Set exercise
Output the line that holds "Give me the Chart.js source for this chart.", the line that holds "ctx = document.getElementById('barChart').getContext('2d');", and every line between them, exactly, but none of the pictures.

Entries provided
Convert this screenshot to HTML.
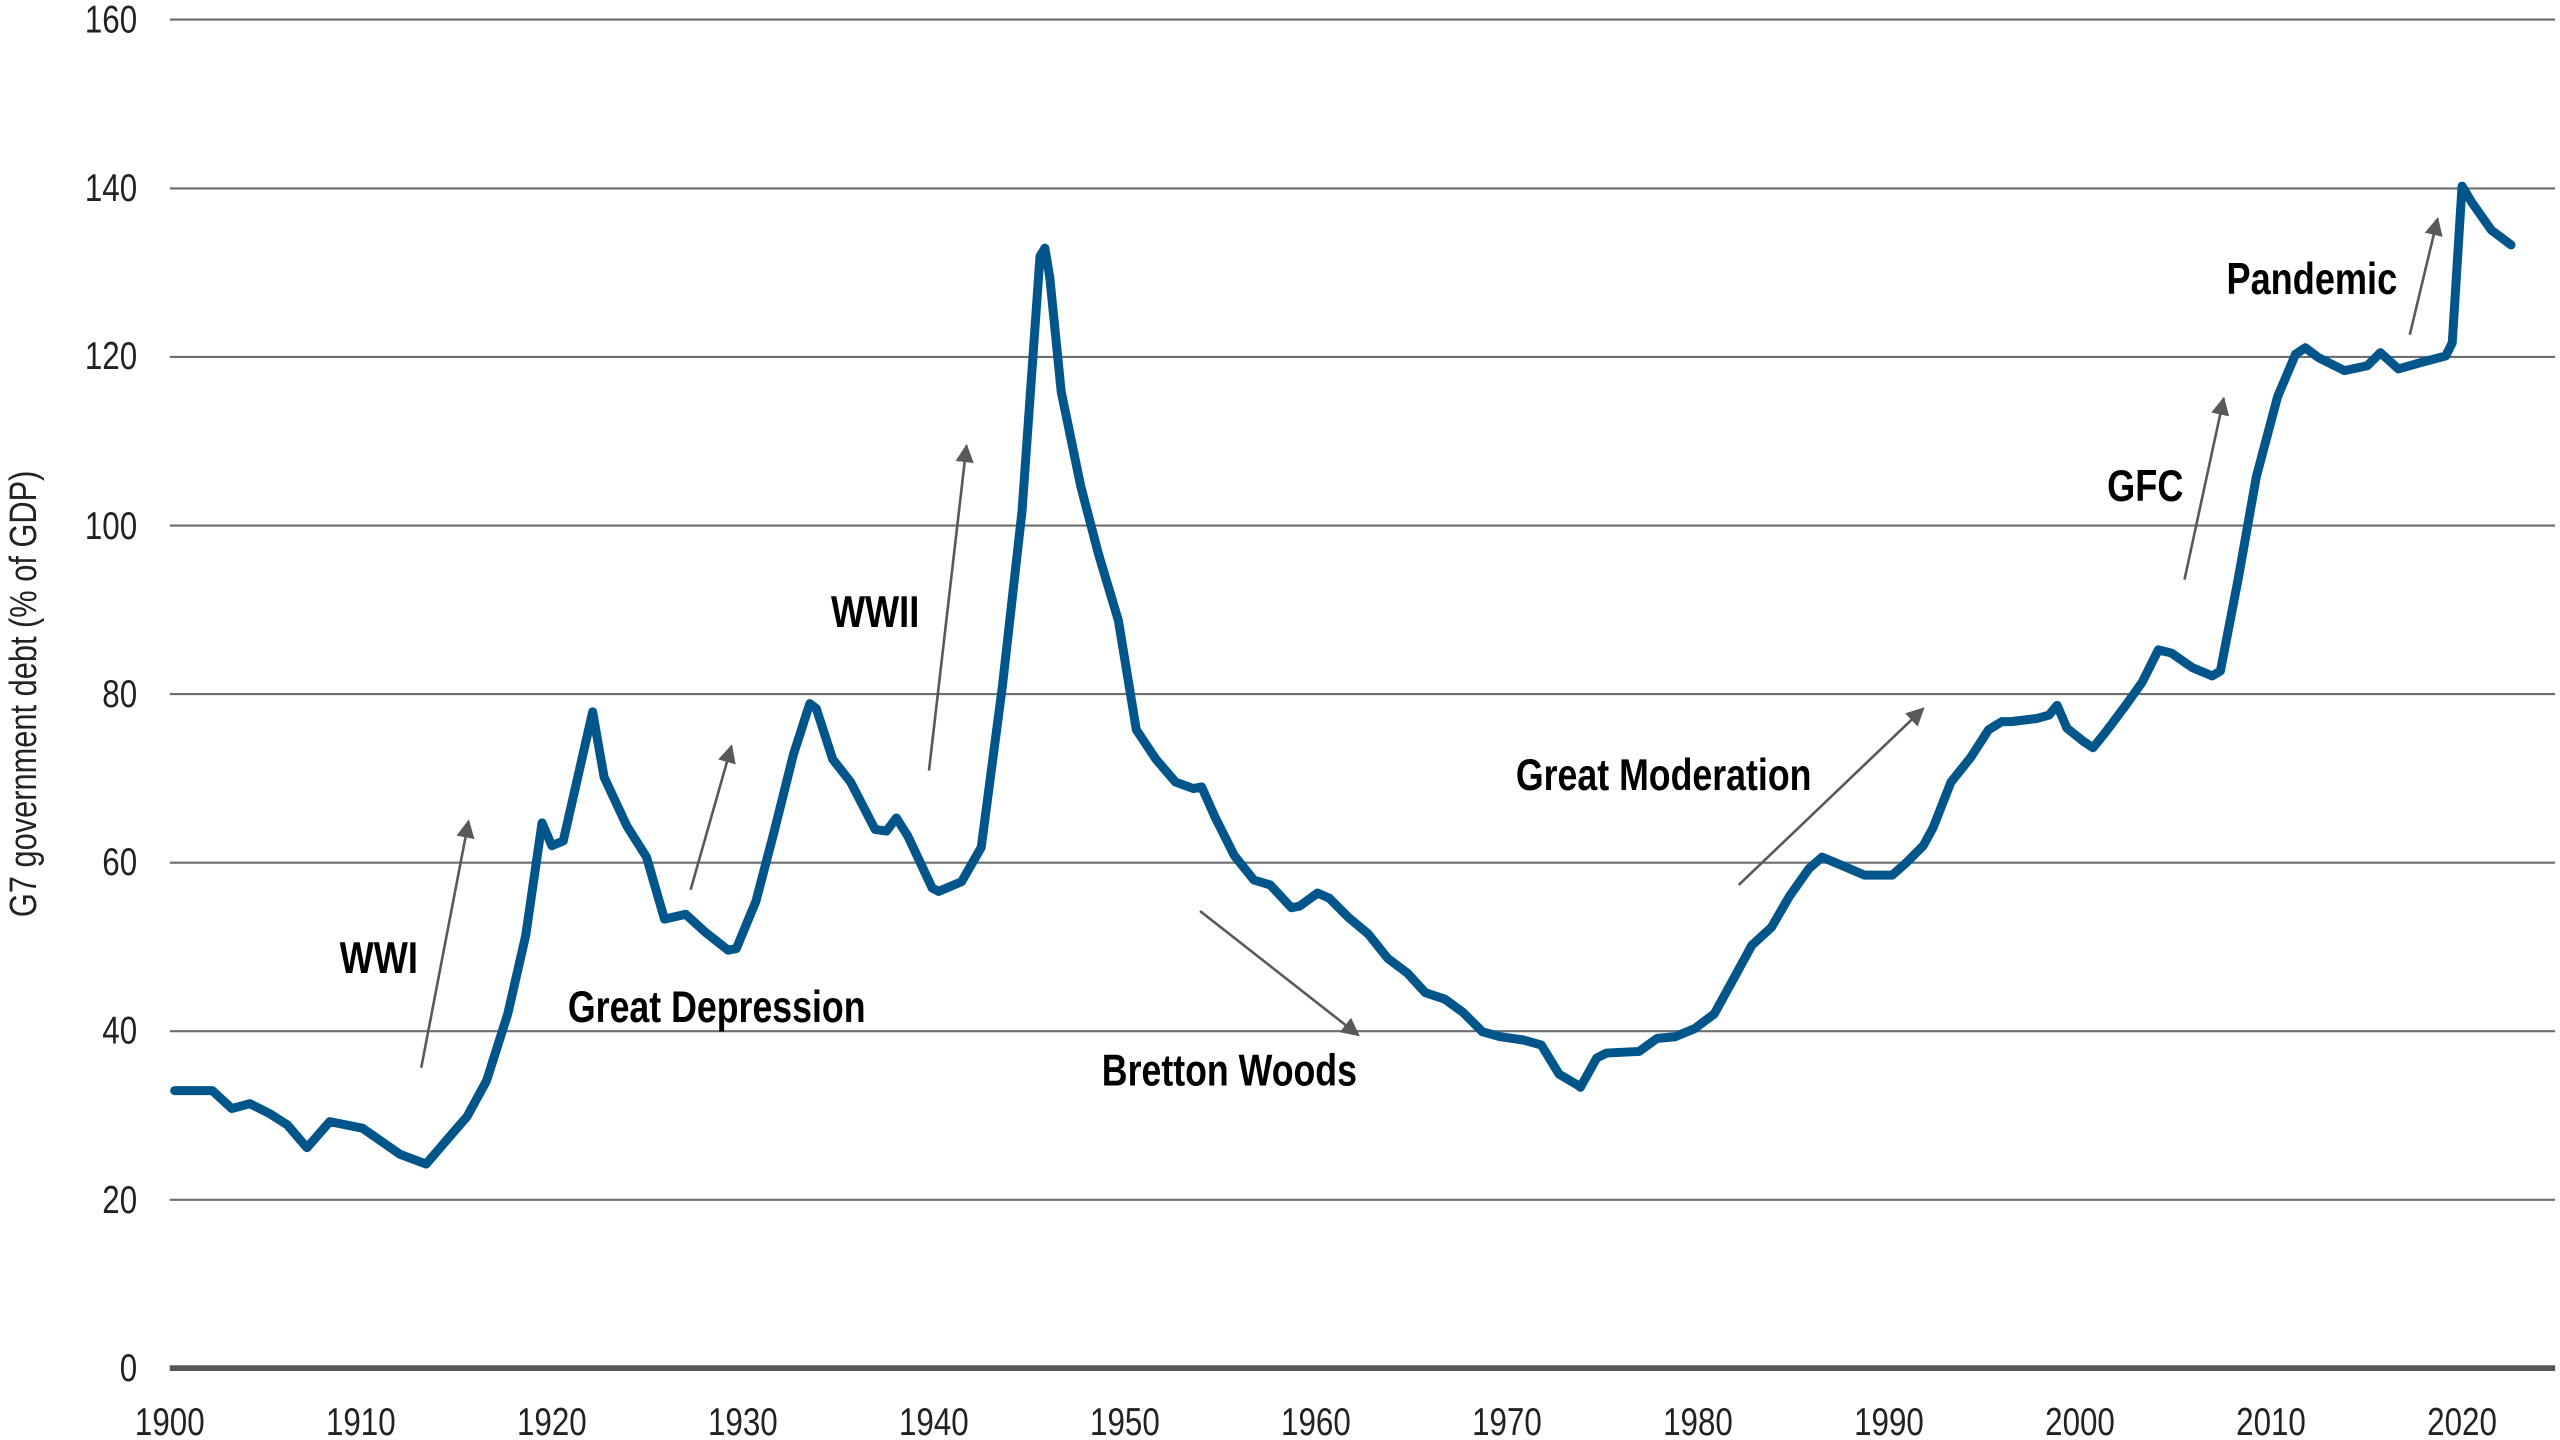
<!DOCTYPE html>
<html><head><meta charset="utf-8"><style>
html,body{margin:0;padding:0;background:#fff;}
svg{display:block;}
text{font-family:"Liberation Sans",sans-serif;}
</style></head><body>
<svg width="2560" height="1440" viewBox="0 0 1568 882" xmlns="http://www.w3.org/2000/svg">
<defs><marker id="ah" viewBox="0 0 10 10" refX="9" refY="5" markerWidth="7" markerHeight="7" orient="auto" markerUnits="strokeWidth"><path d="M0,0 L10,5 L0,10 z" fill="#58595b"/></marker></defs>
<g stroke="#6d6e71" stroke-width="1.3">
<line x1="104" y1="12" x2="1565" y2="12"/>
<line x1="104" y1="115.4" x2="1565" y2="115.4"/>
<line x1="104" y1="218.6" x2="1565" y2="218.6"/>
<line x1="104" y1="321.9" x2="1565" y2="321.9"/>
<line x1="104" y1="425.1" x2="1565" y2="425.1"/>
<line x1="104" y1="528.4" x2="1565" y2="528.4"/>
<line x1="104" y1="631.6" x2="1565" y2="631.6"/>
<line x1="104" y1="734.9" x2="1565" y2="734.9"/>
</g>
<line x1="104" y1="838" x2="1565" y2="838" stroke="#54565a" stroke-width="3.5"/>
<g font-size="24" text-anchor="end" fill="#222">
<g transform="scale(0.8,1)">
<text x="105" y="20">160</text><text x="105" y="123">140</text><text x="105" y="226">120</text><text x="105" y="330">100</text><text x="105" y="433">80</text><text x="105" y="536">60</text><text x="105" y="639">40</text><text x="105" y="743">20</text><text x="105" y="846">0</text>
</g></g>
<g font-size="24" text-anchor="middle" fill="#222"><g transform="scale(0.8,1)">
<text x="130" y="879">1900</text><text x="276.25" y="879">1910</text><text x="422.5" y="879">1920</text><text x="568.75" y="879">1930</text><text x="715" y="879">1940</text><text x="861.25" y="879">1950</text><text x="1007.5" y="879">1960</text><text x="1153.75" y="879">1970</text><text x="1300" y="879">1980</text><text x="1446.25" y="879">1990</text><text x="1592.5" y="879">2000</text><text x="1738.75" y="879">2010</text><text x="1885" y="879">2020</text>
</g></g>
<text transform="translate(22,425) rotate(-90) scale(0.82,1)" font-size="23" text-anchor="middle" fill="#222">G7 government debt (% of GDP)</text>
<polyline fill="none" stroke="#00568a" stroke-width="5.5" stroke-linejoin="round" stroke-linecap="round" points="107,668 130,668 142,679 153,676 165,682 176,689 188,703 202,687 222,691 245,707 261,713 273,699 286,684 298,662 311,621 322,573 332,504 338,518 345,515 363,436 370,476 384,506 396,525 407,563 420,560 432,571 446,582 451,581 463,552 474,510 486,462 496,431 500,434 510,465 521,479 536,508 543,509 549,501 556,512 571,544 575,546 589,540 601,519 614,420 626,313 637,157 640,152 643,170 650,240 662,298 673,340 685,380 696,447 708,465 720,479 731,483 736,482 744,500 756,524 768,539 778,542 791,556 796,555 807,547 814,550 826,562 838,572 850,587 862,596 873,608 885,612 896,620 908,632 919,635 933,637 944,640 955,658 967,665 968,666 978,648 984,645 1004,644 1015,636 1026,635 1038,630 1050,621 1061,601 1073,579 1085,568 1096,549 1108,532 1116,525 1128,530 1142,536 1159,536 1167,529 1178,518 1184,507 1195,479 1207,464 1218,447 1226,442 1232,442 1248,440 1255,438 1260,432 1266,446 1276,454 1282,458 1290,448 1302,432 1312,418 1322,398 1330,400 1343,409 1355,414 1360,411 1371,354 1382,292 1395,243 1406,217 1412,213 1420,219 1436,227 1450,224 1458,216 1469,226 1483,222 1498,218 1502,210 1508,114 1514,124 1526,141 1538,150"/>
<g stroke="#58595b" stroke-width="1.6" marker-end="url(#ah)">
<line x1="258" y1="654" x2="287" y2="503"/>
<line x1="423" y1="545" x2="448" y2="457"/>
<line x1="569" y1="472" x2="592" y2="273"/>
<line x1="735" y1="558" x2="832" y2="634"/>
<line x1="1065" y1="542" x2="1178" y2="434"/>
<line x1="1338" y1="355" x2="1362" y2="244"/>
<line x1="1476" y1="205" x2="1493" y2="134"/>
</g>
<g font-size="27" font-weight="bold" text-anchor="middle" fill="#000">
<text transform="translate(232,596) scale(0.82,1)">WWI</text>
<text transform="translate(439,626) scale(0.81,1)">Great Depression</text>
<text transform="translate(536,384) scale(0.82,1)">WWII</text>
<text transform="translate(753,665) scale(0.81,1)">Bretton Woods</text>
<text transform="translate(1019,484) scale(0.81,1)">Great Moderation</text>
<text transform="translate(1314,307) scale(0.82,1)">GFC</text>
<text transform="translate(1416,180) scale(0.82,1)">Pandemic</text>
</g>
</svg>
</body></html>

==

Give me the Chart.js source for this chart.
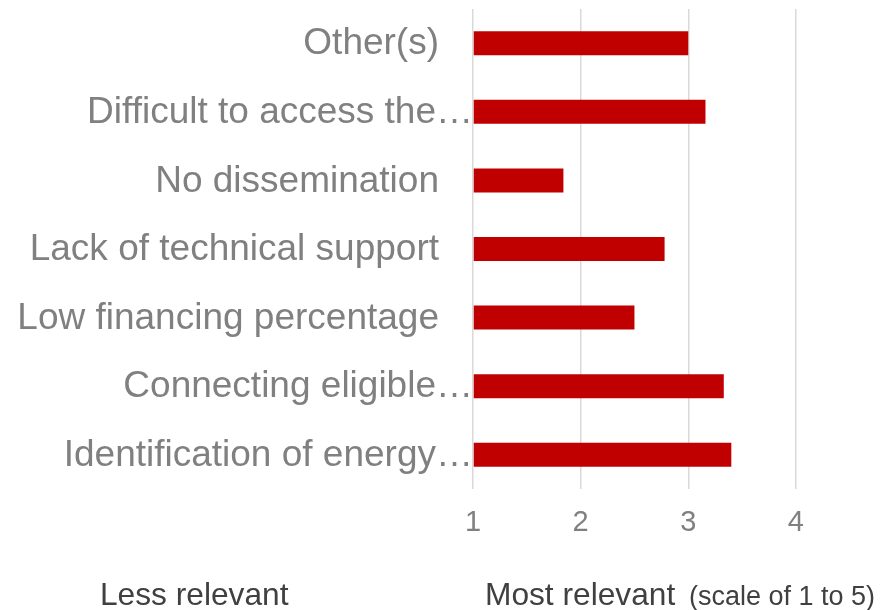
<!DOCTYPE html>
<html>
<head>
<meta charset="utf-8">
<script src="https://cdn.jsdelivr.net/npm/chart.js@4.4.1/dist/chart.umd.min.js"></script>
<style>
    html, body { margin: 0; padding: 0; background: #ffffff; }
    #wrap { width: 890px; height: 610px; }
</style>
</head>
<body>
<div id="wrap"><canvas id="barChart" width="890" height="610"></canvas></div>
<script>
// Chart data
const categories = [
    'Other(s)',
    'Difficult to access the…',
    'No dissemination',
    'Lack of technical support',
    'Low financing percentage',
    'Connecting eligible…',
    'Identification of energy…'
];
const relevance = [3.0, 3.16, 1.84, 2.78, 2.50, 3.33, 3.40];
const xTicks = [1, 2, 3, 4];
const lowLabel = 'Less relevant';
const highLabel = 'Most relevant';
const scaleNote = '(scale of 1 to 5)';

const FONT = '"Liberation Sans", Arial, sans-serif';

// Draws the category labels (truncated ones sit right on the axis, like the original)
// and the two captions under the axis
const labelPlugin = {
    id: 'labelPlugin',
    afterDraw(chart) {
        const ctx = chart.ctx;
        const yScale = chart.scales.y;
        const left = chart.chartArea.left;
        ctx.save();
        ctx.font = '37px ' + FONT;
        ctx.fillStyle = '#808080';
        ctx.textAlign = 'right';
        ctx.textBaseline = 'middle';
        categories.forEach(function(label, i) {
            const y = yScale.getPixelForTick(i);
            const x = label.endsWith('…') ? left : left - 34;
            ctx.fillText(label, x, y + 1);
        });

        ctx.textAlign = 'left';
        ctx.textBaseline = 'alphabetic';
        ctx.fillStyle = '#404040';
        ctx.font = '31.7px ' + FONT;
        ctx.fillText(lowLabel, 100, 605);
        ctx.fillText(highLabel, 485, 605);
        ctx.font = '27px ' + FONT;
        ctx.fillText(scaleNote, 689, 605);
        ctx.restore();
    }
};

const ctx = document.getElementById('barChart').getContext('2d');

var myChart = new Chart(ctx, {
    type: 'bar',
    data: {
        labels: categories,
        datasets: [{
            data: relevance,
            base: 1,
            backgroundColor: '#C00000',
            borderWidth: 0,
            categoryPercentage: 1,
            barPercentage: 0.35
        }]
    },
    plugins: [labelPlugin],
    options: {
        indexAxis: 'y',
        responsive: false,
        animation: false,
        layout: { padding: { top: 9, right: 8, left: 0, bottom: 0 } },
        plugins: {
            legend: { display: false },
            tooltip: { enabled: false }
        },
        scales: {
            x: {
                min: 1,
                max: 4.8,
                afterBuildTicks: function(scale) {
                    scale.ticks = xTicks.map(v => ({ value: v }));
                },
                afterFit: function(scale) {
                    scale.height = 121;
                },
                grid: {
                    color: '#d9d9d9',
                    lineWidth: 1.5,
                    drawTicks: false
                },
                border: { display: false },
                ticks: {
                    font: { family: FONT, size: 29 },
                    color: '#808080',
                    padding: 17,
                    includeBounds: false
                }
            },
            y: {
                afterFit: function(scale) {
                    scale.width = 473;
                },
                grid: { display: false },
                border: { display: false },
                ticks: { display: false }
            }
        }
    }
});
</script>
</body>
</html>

Answer to the exercise
Give me the Chart.js source for this chart.
<!DOCTYPE html>
<html>
<head>
<meta charset="utf-8">
<script src="https://cdn.jsdelivr.net/npm/chart.js@4.4.1/dist/chart.umd.min.js"></script>
<style>
    html, body { margin: 0; padding: 0; background: #ffffff; }
    #wrap { width: 890px; height: 610px; }
</style>
</head>
<body>
<div id="wrap"><canvas id="barChart" width="890" height="610"></canvas></div>
<script>
// Chart data
const categories = [
    'Other(s)',
    'Difficult to access the…',
    'No dissemination',
    'Lack of technical support',
    'Low financing percentage',
    'Connecting eligible…',
    'Identification of energy…'
];
const relevance = [3.0, 3.16, 1.84, 2.78, 2.50, 3.33, 3.40];
const xTicks = [1, 2, 3, 4];
const lowLabel = 'Less relevant';
const highLabel = 'Most relevant';
const scaleNote = '(scale of 1 to 5)';

const FONT = '"Liberation Sans", Arial, sans-serif';

// Draws the category labels (truncated ones sit right on the axis, like the original)
// and the two captions under the axis
const labelPlugin = {
    id: 'labelPlugin',
    afterDraw(chart) {
        const ctx = chart.ctx;
        const yScale = chart.scales.y;
        const left = chart.chartArea.left;
        ctx.save();
        ctx.font = '37px ' + FONT;
        ctx.fillStyle = '#808080';
        ctx.textAlign = 'right';
        ctx.textBaseline = 'middle';
        categories.forEach(function(label, i) {
            const y = yScale.getPixelForTick(i);
            const x = label.endsWith('…') ? left : left - 34;
            ctx.fillText(label, x, y + 1);
        });

        ctx.textAlign = 'left';
        ctx.textBaseline = 'alphabetic';
        ctx.fillStyle = '#404040';
        ctx.font = '31.7px ' + FONT;
        ctx.fillText(lowLabel, 100, 605);
        ctx.fillText(highLabel, 485, 605);
        ctx.font = '27px ' + FONT;
        ctx.fillText(scaleNote, 689, 605);
        ctx.restore();
    }
};

const ctx = document.getElementById('barChart').getContext('2d');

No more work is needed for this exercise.